Recién, a manera de presentación de la diputada e ingeniero María Corina Machado, en acto realizado en Barquisimeto, las palabras de José Ángel Ocanto, dejaron al descubierto la incitación al odio ejercida como criterio político por funcionarios y adeptos al régimen. Asimismo, por activistas del oficialismo amparados por el poder que las coyunturas políticas prodigan.

Lo que acontece a esta venezolana, por el supuesto “pecado” de estar recibiendo el amplio respaldo popular de cara a las elecciones establecidas por la Constitución de la República para el presente 2024, tiene en ascuas al autoritarismo toda vez que el miedo a verse defenestrado, lo desequilibra. El odio ejercido contradice lo que la ley plantea cuando exalta “la convivencia y la tolerancia como cultura de paz”.

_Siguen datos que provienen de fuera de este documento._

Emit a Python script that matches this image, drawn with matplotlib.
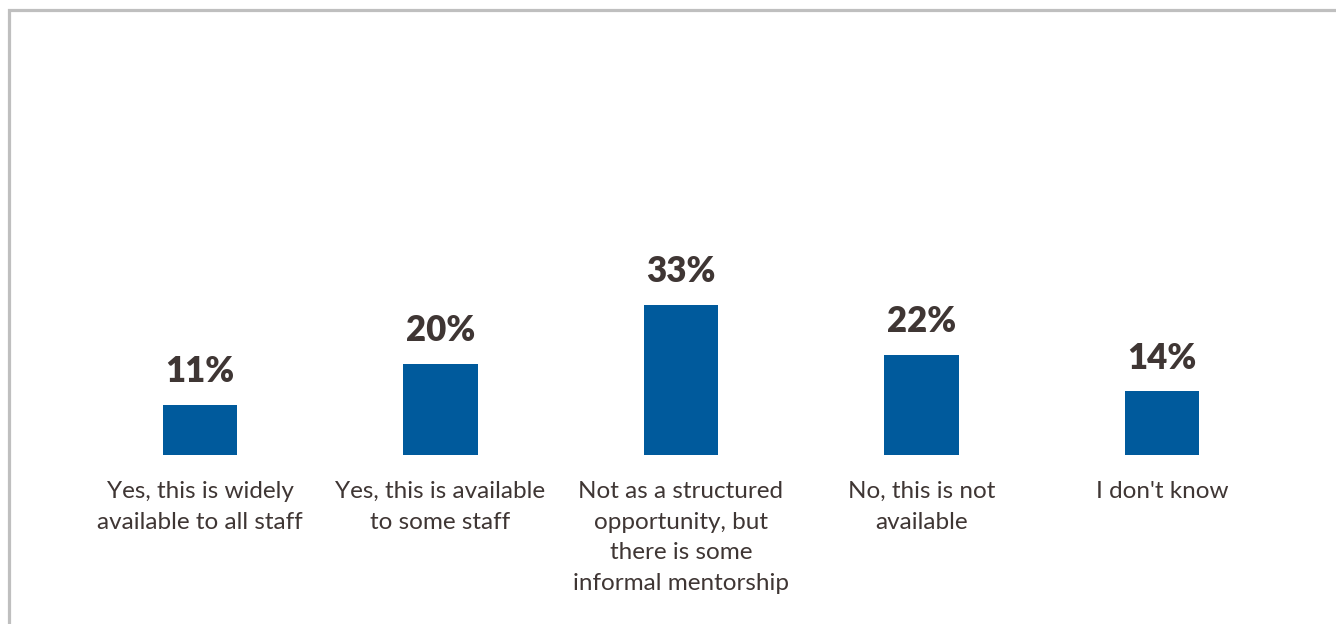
import matplotlib.pyplot as plt
from matplotlib.patches import Rectangle

categories = [
    "Yes, this is widely\navailable to all staff",
    "Yes, this is available\nto some staff",
    "Not as a structured\nopportunity, but\nthere is some\ninformal mentorship",
    "No, this is not\navailable",
    "I don't know",
]
values = [11, 20, 33, 22, 14]

bar_color = "#005A9C"
text_color = "#3F3634"

W, H = 1336, 624
fig = plt.figure(figsize=(W / 100, H / 100), dpi=100)
plt.rcParams['font.family'] = ['Lato', 'DejaVu Sans']

# axes placed in pixel terms: baseline at y=455, slots 240.5 px wide
ax_left = 200 - 240.5 / 2
ax_width = 240.5 * 5
ax_bottom = H - 455
ax_top = H - 30
ax = fig.add_axes([ax_left / W, ax_bottom / H, ax_width / W, (ax_top - ax_bottom) / H])

x = range(len(categories))
bars = ax.bar(x, values, width=0.31, color=bar_color)
ax.set_xlim(-0.5, 4.5)
ax.set_ylim(0, (455 - 30) / 4.55)

for rect, v in zip(bars, values):
    ax.annotate(f"{v}%", (rect.get_x() + rect.get_width() / 2, v),
                xytext=(0, 12), textcoords="offset points",
                ha="center", va="bottom", fontsize=25, fontweight="heavy",
                color=text_color)

ax.set_xticks(list(x))
ax.set_xticklabels(categories, fontsize=17.5, color=text_color, linespacing=1.58, va="top")
ax.tick_params(axis="x", length=0, pad=18.5)
ax.set_yticks([])
for s in ax.spines.values():
    s.set_visible(False)

# light grey frame around the chart area
fig.patches.append(Rectangle((8.5 / W, -0.1), 1.2, (H - 9.5) / H + 0.1,
                             transform=fig.transFigure, fill=False,
                             edgecolor="#BFBFBF", linewidth=2.3))

fig.savefig("out.png", dpi=100)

Lo que padece esta combativa mujer, representa una obscena apología del odio. Ello contraría lo que destaca el discurso político cuando habla de castigar a quienes manifiesten alguna provocación a odiar. Es simple y desvergonzadamente, otra cara de la represión la que asoma el régimen opresor en su contradictorio alarde de preocupación por “evitar el odio” de cualquier naturaleza que estimule discriminación, la intolerancia y el repudio al otro.

Al cierre

Todo esto, pareciera significar el punto de no-retorno en el cierre del espacio cívico y democrático que tanto se ha vociferado. Es parte de la brecha que ha venido sosteniéndose entre el discurso político y una detestable praxis política que afecta peligrosamente el goce y ejercicio irrenunciable e indivisible de los derechos humanos.

A decir de la Constitución Nacional, las libertades consagran derechos civiles, políticos y sociales. Pero en la praxis se omiten por la intolerancia que, la arbitrariedad manifiesta del régimen, cultiva hacia la disidencia y el pluralismo político. Podría decirse que en el fragor del barullo político que se vive en Venezuela, no es una anomalía política ver como perros del odio y zamuros de la mentira buscan denigrar y deshonrar las libertades y derechos humanos. Pareciera indiscutible que el odio tiene ascendencia política.